There has been a book I wanted to write about for quite some time now, so I use this opportunity to do just that. The book in question is Do We Need Pandas? by Ken Thompson. It carries the subtitle “The uncomfortable truth about biodiversity”, which makes it clear what the book is about. If I was asked to describe it in one sentence, I would call it a “primer on biodiversity”.
I believe it is specifically suited for economists, although you might find the first three chapters a little bit daunting – too much biology for your taste. However the fourth chapter is written especially with economists in mind, and covers the worth of biodiversity. At the end of this chapter, I hope you have widened your horizon beyond the monetary value of biodiversity, so Thompson can take you on an exploration of its threats.

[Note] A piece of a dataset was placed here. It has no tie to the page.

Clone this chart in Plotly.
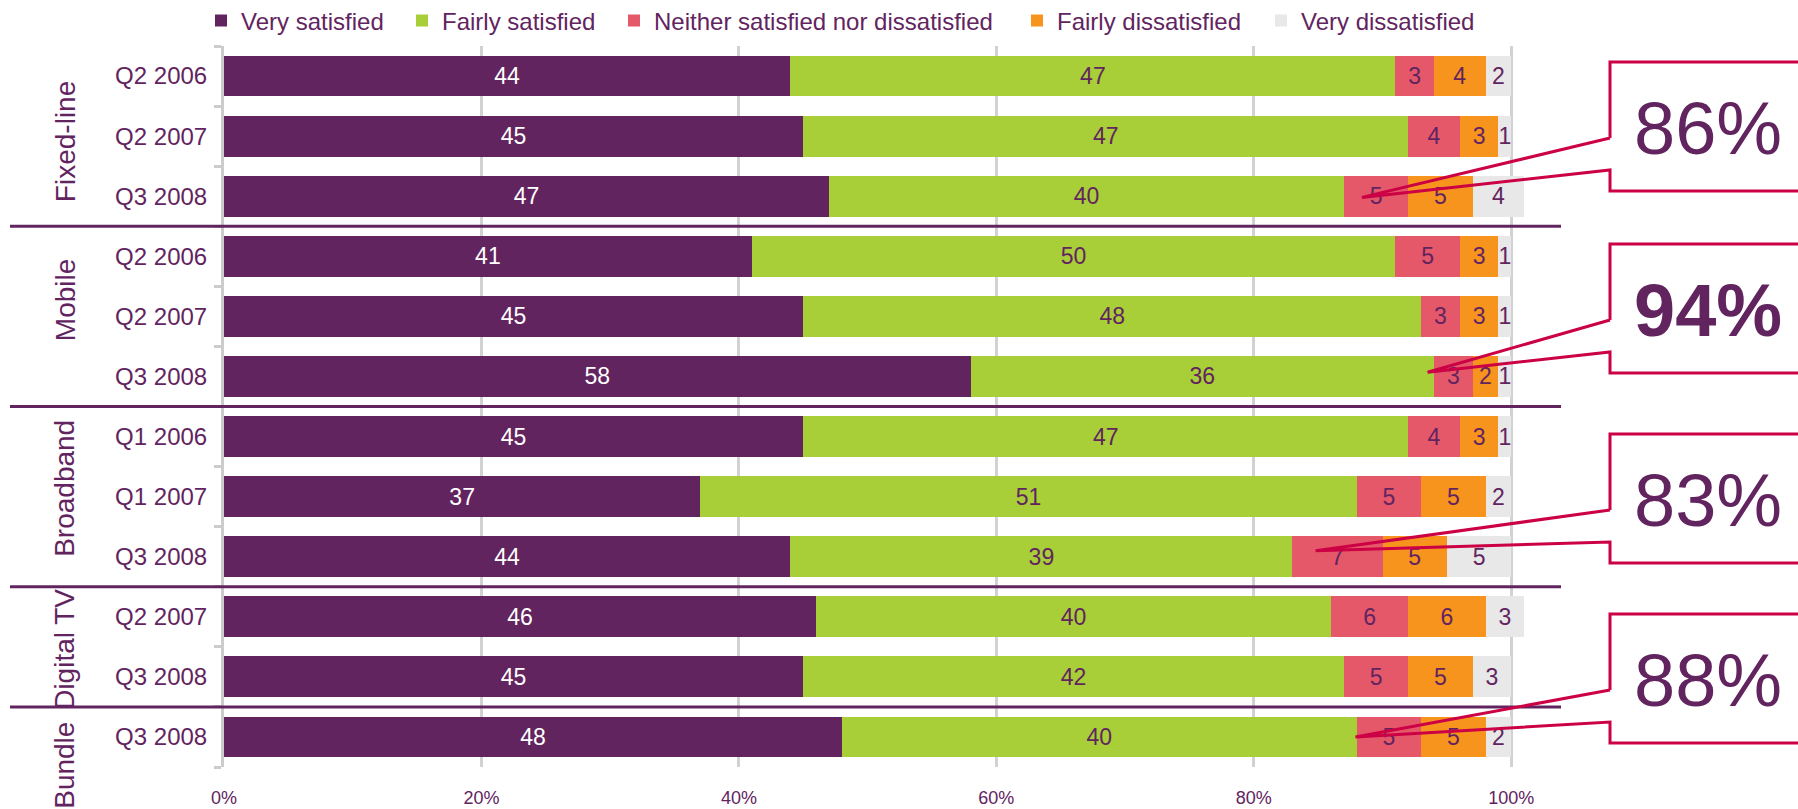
import plotly.graph_objects as go

# ---------------- data ----------------
groups = ["Fixed-line", "Mobile", "Broadband", "Digital TV", "Bundle"]
group_sizes = [3, 3, 3, 2, 1]
periods = ["Q2 2006", "Q2 2007", "Q3 2008",
           "Q2 2006", "Q2 2007", "Q3 2008",
           "Q1 2006", "Q1 2007", "Q3 2008",
           "Q2 2007", "Q3 2008",
           "Q3 2008"]
series_names = ["Very satisfied", "Fairly satisfied",
                "Neither satisfied nor dissatisfied",
                "Fairly dissatisfied", "Very dissatisfied"]
very_satisfied = [44, 45, 47, 41, 45, 58, 45, 37, 44, 46, 45, 48]
fairly_satisfied = [47, 47, 40, 50, 48, 36, 47, 51, 39, 40, 42, 40]
neither = [3, 4, 5, 5, 3, 3, 4, 5, 7, 6, 5, 5]
fairly_dissatisfied = [4, 3, 5, 3, 3, 2, 3, 5, 5, 6, 5, 5]
very_dissatisfied = [2, 1, 4, 1, 1, 1, 1, 2, 5, 3, 3, 2]
x_tick_values = [0, 20, 40, 60, 80, 100]
x_tick_labels = ["0%", "20%", "40%", "60%", "80%", "100%"]
callout_texts = ["86%", "94%", "83%", "88%"]
callout_rows = [2, 5, 8, 11]

# ---------------- style / layout config ----------------
colors = ["#62245f", "#a8cf38", "#e5586a", "#f7941d", "#e8e8e8"]
text_colors = ["#ffffff", "#62245f", "#62245f", "#62245f", "#62245f"]
PURPLE = "#62245f"
CRIMSON = "#cc0044"
FONT = "Arial, Liberation Sans, sans-serif"
W, H = 1798, 809
PL, PT = 224, 46          # plot area left / top (px)
PW, PH = 1313, 721        # plot area width / height (px)
XMAX = 102
N = len(periods)

def px2x(px):
    return px / W

def px2y(py):
    return 1 - py / H

series = [very_satisfied, fairly_satisfied, neither, fairly_dissatisfied, very_dissatisfied]
rows = list(range(N))

fig = go.Figure()
legend_text_starts = [241, 442, 654, 1057, 1301]
for i, (name, vals) in enumerate(zip(series_names, series)):
    lg = "legend" if i == 0 else f"legend{i+1}"
    fig.add_trace(go.Bar(
        name=name, y=rows, x=vals, orientation="h",
        marker=dict(color=colors[i], line=dict(width=0)),
        width=0.68,
        text=[str(v) for v in vals], texttemplate="%{text}", textposition="inside",
        insidetextanchor="middle", textangle=0, constraintext="none",
        textfont=dict(family=FONT, size=23, color=text_colors[i]),
        legend=lg, showlegend=True, hoverinfo="name+x",
    ))

legends = {}
for i, ts in enumerate(legend_text_starts):
    key = "legend" if i == 0 else f"legend{i+1}"
    legends[key] = dict(
        x=px2x(ts - 40), xanchor="left", y=px2y(21), yanchor="middle",
        orientation="h", bgcolor="rgba(0,0,0,0)", borderwidth=0,
        font=dict(family=FONT, size=24, color=PURPLE),
        itemclick=False, itemdoubleclick=False, visible=True,
    )

shapes = []
# separators between groups
b = 0
for s in group_sizes[:-1]:
    b += s
    shapes.append(dict(type="line", xref="paper", yref="y",
                       x0=px2x(10), x1=px2x(1561), y0=b - 0.5, y1=b - 0.5,
                       line=dict(color=PURPLE, width=3), layer="above"))

# callouts
box_tops = [62, 244, 434, 614]
box_h = 129
box_left, box_right = 1610, 1815
tip_x = [88.4, 93.5, 84.8, 87.9]
tip_dy = [0.02, -0.07, -0.1, 0.0]
bold = [False, True, False, False]
annotations = []
for k, txt in enumerate(callout_texts):
    top = box_tops[k]
    bot = top + box_h
    a1, a2 = top + 76, top + 108
    L, R = px2x(box_left), px2x(box_right)
    shapes.append(dict(type="rect", xref="paper", yref="paper",
                       x0=L, x1=R, y0=px2y(bot), y1=px2y(top),
                       fillcolor="white", line=dict(width=0), layer="above"))
    tip_px = PL + tip_x[k] / XMAX * PW
    tip_py = PT + (callout_rows[k] + tip_dy[k] + 0.5) / N * PH
    tx, ty = px2x(tip_px), px2y(tip_py)
    path = (f"M{L},{px2y(a1)} L{L},{px2y(top)} L{R},{px2y(top)} L{R},{px2y(bot)} "
            f"L{L},{px2y(bot)} L{L},{px2y(a2)} L{tx},{ty} L{L},{px2y(a1)}")
    shapes.append(dict(type="path", xref="paper", yref="paper", path=path,
                       fillcolor="rgba(0,0,0,0)",
                       line=dict(color=CRIMSON, width=3), layer="above"))
    t = f"<b>{txt}</b>" if bold[k] else txt
    annotations.append(dict(xref="paper", yref="paper", x=px2x(1708),
                            y=px2y(top + box_h / 2 + 2), text=t, showarrow=False,
                            xanchor="center", yanchor="middle",
                            font=dict(family=FONT, size=74, color=PURPLE)))

# group labels
group_dy = [0.1, -0.27, -0.13, 0.05, 0.48]
start = 0
for g, s, dy in zip(groups, group_sizes, group_dy):
    c = start + (s - 1) / 2 + dy
    annotations.append(dict(xref="paper", yref="y", x=px2x(65), y=c, text=g,
                            textangle=-90, showarrow=False,
                            xanchor="center", yanchor="middle",
                            font=dict(family=FONT, size=28, color=PURPLE)))
    start += s

fig.update_layout(
    width=W, height=H, autosize=False,
    margin=dict(l=0, r=0, t=0, b=0, pad=0, autoexpand=False),
    paper_bgcolor="white", plot_bgcolor="white",
    barmode="stack", showlegend=True,
    font=dict(family=FONT, color=PURPLE),
    shapes=shapes, annotations=annotations,
    **legends,
)
fig.update_xaxes(domain=[PL / W, (PL + PW) / W],
                 range=[0, XMAX], tickvals=x_tick_values, ticktext=x_tick_labels,
                 showgrid=True, gridcolor="#d2d2d2", gridwidth=3, zeroline=False,
                 showline=False, ticks="", ticklabelstandoff=18,
                 tickfont=dict(family=FONT, size=18, color=PURPLE))
fig.update_yaxes(domain=[1 - (PT + PH) / H, 1 - PT / H],
                 range=[N - 0.5, -0.5], tickvals=rows, ticktext=periods,
                 showgrid=False, zeroline=False, showline=True,
                 linecolor="#cccccc", linewidth=3, ticks="",
                 ticklabelstandoff=9,
                 tickfont=dict(family=FONT, size=24, color=PURPLE),
                 minor=dict(tickvals=[r - 0.5 for r in range(N + 1)],
                            ticks="outside", ticklen=7, tickwidth=3,
                            tickcolor="#cccccc", showgrid=False))

fig.write_html("out.html", config={"displayModeBar": False},
               post_script="document.body.style.margin='0';document.body.style.overflow='hidden';")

When you read this chapter and the chapters to follow, you will recognize the added value of the first chapters, and how they help you to better understand possible solutions.
Although Do We Need Pandas? may not have the definitive solution to biodiversity loss, it does make you better prepared for any discussions on the topic. Ultimately, when you are to teach 21st century economics based on the doughnut framework you want to be knowledgeable on the subject. Then it is a good thing to know you can be when you take the time to read the 145 pages Ken Thompson wrote.